__Stated exercise__:
In this exercise, return the whole listing exactly, excluding any images.

__Given data__:
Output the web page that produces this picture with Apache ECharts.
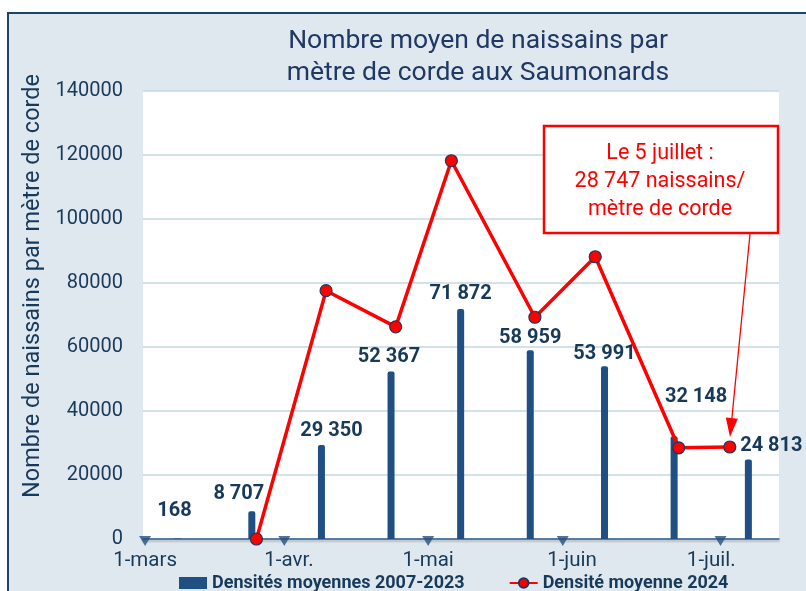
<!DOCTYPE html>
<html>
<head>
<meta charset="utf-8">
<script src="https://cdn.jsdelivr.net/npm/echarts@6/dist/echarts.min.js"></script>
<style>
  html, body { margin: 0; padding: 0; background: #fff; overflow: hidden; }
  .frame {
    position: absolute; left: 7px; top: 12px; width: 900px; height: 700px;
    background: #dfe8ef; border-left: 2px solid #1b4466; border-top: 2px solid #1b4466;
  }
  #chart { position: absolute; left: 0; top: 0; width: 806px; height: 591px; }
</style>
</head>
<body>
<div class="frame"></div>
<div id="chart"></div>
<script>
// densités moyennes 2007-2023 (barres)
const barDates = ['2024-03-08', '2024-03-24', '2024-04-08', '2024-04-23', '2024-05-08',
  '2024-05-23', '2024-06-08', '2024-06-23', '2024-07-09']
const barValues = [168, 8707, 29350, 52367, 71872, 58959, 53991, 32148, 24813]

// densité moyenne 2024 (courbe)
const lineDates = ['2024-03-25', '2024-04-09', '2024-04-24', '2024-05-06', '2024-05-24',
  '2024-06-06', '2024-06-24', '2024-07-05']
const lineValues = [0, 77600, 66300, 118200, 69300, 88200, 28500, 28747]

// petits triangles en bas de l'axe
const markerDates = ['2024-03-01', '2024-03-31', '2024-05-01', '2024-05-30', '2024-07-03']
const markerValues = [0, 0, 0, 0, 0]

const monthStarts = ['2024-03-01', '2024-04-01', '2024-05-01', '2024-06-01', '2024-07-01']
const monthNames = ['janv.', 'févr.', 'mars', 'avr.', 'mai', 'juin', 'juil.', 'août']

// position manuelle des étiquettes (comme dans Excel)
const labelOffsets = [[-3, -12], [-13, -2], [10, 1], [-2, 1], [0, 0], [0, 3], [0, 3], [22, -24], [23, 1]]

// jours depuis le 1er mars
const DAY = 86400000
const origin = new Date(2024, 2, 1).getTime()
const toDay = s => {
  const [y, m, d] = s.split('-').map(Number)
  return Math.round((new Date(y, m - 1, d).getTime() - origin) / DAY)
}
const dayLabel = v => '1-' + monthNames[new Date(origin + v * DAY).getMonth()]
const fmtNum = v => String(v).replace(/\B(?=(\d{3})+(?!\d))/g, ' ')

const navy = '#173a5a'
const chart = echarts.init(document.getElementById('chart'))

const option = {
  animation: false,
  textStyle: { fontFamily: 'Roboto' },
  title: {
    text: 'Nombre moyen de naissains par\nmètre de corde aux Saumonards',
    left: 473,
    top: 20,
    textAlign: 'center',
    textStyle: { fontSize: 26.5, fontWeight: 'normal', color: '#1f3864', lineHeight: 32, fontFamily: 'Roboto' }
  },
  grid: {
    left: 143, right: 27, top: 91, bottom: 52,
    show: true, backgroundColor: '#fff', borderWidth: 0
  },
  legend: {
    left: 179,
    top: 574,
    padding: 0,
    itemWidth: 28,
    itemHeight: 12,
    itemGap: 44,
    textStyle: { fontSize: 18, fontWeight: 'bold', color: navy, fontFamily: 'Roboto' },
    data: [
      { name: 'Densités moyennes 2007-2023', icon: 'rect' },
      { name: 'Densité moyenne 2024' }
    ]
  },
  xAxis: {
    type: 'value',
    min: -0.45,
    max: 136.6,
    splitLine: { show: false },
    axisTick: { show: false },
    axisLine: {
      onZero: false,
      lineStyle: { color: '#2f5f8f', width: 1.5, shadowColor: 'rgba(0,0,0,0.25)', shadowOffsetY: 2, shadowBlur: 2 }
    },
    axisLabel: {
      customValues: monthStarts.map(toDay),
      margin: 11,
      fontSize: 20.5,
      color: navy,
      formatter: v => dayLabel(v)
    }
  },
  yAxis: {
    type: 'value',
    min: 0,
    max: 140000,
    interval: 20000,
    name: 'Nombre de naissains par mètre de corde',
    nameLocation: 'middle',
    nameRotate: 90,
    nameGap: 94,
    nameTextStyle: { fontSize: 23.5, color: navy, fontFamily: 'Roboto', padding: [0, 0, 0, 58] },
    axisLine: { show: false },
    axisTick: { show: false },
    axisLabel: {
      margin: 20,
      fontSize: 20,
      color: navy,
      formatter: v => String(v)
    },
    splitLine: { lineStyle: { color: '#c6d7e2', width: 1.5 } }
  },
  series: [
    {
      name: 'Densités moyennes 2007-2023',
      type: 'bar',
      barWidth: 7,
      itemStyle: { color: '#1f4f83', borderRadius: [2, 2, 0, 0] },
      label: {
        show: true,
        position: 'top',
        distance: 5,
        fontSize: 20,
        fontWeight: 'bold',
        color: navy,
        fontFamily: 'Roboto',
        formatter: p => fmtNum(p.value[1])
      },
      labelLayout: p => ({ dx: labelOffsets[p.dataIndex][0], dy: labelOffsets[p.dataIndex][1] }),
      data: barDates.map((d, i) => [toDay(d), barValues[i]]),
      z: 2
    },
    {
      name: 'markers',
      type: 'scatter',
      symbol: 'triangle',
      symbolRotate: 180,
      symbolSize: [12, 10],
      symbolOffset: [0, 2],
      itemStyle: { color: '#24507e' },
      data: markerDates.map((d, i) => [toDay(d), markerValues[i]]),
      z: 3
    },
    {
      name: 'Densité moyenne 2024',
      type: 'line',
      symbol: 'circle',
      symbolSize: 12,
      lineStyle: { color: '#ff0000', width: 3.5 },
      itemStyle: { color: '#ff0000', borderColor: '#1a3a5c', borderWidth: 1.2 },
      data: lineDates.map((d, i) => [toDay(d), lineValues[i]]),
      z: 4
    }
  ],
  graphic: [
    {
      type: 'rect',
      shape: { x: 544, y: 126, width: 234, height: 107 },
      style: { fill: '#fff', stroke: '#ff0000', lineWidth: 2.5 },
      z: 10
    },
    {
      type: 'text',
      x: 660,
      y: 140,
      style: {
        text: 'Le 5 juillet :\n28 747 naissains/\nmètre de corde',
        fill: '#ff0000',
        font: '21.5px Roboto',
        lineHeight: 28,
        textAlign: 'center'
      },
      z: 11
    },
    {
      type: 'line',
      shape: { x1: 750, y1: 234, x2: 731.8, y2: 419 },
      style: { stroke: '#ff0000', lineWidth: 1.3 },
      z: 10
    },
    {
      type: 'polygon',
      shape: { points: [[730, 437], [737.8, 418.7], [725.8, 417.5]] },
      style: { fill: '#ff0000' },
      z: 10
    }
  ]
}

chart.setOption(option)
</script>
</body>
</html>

__Task output__:
Output the web page that produces this picture with Apache ECharts.
<!DOCTYPE html>
<html>
<head>
<meta charset="utf-8">
<script src="https://cdn.jsdelivr.net/npm/echarts@6/dist/echarts.min.js"></script>
<style>
  html, body { margin: 0; padding: 0; background: #fff; overflow: hidden; }
  .frame {
    position: absolute; left: 7px; top: 12px; width: 900px; height: 700px;
    background: #dfe8ef; border-left: 2px solid #1b4466; border-top: 2px solid #1b4466;
  }
  #chart { position: absolute; left: 0; top: 0; width: 806px; height: 591px; }
</style>
</head>
<body>
<div class="frame"></div>
<div id="chart"></div>
<script>
// densités moyennes 2007-2023 (barres)
const barDates = ['2024-03-08', '2024-03-24', '2024-04-08', '2024-04-23', '2024-05-08',
  '2024-05-23', '2024-06-08', '2024-06-23', '2024-07-09']
const barValues = [168, 8707, 29350, 52367, 71872, 58959, 53991, 32148, 24813]

// densité moyenne 2024 (courbe)
const lineDates = ['2024-03-25', '2024-04-09', '2024-04-24', '2024-05-06', '2024-05-24',
  '2024-06-06', '2024-06-24', '2024-07-05']
const lineValues = [0, 77600, 66300, 118200, 69300, 88200, 28500, 28747]

// petits triangles en bas de l'axe
const markerDates = ['2024-03-01', '2024-03-31', '2024-05-01', '2024-05-30', '2024-07-03']
const markerValues = [0, 0, 0, 0, 0]

const monthStarts = ['2024-03-01', '2024-04-01', '2024-05-01', '2024-06-01', '2024-07-01']
const monthNames = ['janv.', 'févr.', 'mars', 'avr.', 'mai', 'juin', 'juil.', 'août']

// position manuelle des étiquettes (comme dans Excel)
const labelOffsets = [[-3, -12], [-13, -2], [10, 1], [-2, 1], [0, 0], [0, 3], [0, 3], [22, -24], [23, 1]]

// jours depuis le 1er mars
const DAY = 86400000
const origin = new Date(2024, 2, 1).getTime()
const toDay = s => {
  const [y, m, d] = s.split('-').map(Number)
  return Math.round((new Date(y, m - 1, d).getTime() - origin) / DAY)
}
const dayLabel = v => '1-' + monthNames[new Date(origin + v * DAY).getMonth()]
const fmtNum = v => String(v).replace(/\B(?=(\d{3})+(?!\d))/g, ' ')

const navy = '#173a5a'
const chart = echarts.init(document.getElementById('chart'))

const option = {
  animation: false,
  textStyle: { fontFamily: 'Roboto' },
  title: {
    text: 'Nombre moyen de naissains par\nmètre de corde aux Saumonards',
    left: 473,
    top: 20,
    textAlign: 'center',
    textStyle: { fontSize: 26.5, fontWeight: 'normal', color: '#1f3864', lineHeight: 32, fontFamily: 'Roboto' }
  },
  grid: {
    left: 143, right: 27, top: 91, bottom: 52,
    show: true, backgroundColor: '#fff', borderWidth: 0
  },
  legend: {
    left: 179,
    top: 574,
    padding: 0,
    itemWidth: 28,
    itemHeight: 12,
    itemGap: 44,
    textStyle: { fontSize: 18, fontWeight: 'bold', color: navy, fontFamily: 'Roboto' },
    data: [
      { name: 'Densités moyennes 2007-2023', icon: 'rect' },
      { name: 'Densité moyenne 2024' }
    ]
  },
  xAxis: {
    type: 'value',
    min: -0.45,
    max: 136.6,
    splitLine: { show: false },
    axisTick: { show: false },
    axisLine: {
      onZero: false,
      lineStyle: { color: '#2f5f8f', width: 1.5, shadowColor: 'rgba(0,0,0,0.25)', shadowOffsetY: 2, shadowBlur: 2 }
    },
    axisLabel: {
      customValues: monthStarts.map(toDay),
      margin: 11,
      fontSize: 20.5,
      color: navy,
      formatter: v => dayLabel(v)
    }
  },
  yAxis: {
    type: 'value',
    min: 0,
    max: 140000,
    interval: 20000,
    name: 'Nombre de naissains par mètre de corde',
    nameLocation: 'middle',
    nameRotate: 90,
    nameGap: 94,
    nameTextStyle: { fontSize: 23.5, color: navy, fontFamily: 'Roboto', padding: [0, 0, 0, 58] },
    axisLine: { show: false },
    axisTick: { show: false },
    axisLabel: {
      margin: 20,
      fontSize: 20,
      color: navy,
      formatter: v => String(v)
    },
    splitLine: { lineStyle: { color: '#c6d7e2', width: 1.5 } }
  },
  series: [
    {
      name: 'Densités moyennes 2007-2023',
      type: 'bar',
      barWidth: 7,
      itemStyle: { color: '#1f4f83', borderRadius: [2, 2, 0, 0] },
      label: {
        show: true,
        position: 'top',
        distance: 5,
        fontSize: 20,
        fontWeight: 'bold',
        color: navy,
        fontFamily: 'Roboto',
        formatter: p => fmtNum(p.value[1])
      },
      labelLayout: p => ({ dx: labelOffsets[p.dataIndex][0], dy: labelOffsets[p.dataIndex][1] }),
      data: barDates.map((d, i) => [toDay(d), barValues[i]]),
      z: 2
    },
    {
      name: 'markers',
      type: 'scatter',
      symbol: 'triangle',
      symbolRotate: 180,
      symbolSize: [12, 10],
      symbolOffset: [0, 2],
      itemStyle: { color: '#24507e' },
      data: markerDates.map((d, i) => [toDay(d), markerValues[i]]),
      z: 3
    },
    {
      name: 'Densité moyenne 2024',
      type: 'line',
      symbol: 'circle',
      symbolSize: 12,
      lineStyle: { color: '#ff0000', width: 3.5 },
      itemStyle: { color: '#ff0000', borderColor: '#1a3a5c', borderWidth: 1.2 },
      data: lineDates.map((d, i) => [toDay(d), lineValues[i]]),
      z: 4
    }
  ],
  graphic: [
    {
      type: 'rect',
      shape: { x: 544, y: 126, width: 234, height: 107 },
      style: { fill: '#fff', stroke: '#ff0000', lineWidth: 2.5 },
      z: 10
    },
    {
      type: 'text',
      x: 660,
      y: 140,
      style: {
        text: 'Le 5 juillet :\n28 747 naissains/\nmètre de corde',
        fill: '#ff0000',
        font: '21.5px Roboto',
        lineHeight: 28,
        textAlign: 'center'
      },
      z: 11
    },
    {
      type: 'line',
      shape: { x1: 750, y1: 234, x2: 731.8, y2: 419 },
      style: { stroke: '#ff0000', lineWidth: 1.3 },
      z: 10
    },
    {
      type: 'polygon',
      shape: { points: [[730, 437], [737.8, 418.7], [725.8, 417.5]] },
      style: { fill: '#ff0000' },
      z: 10
    }
  ]
}

chart.setOption(option)
</script>
</body>
</html>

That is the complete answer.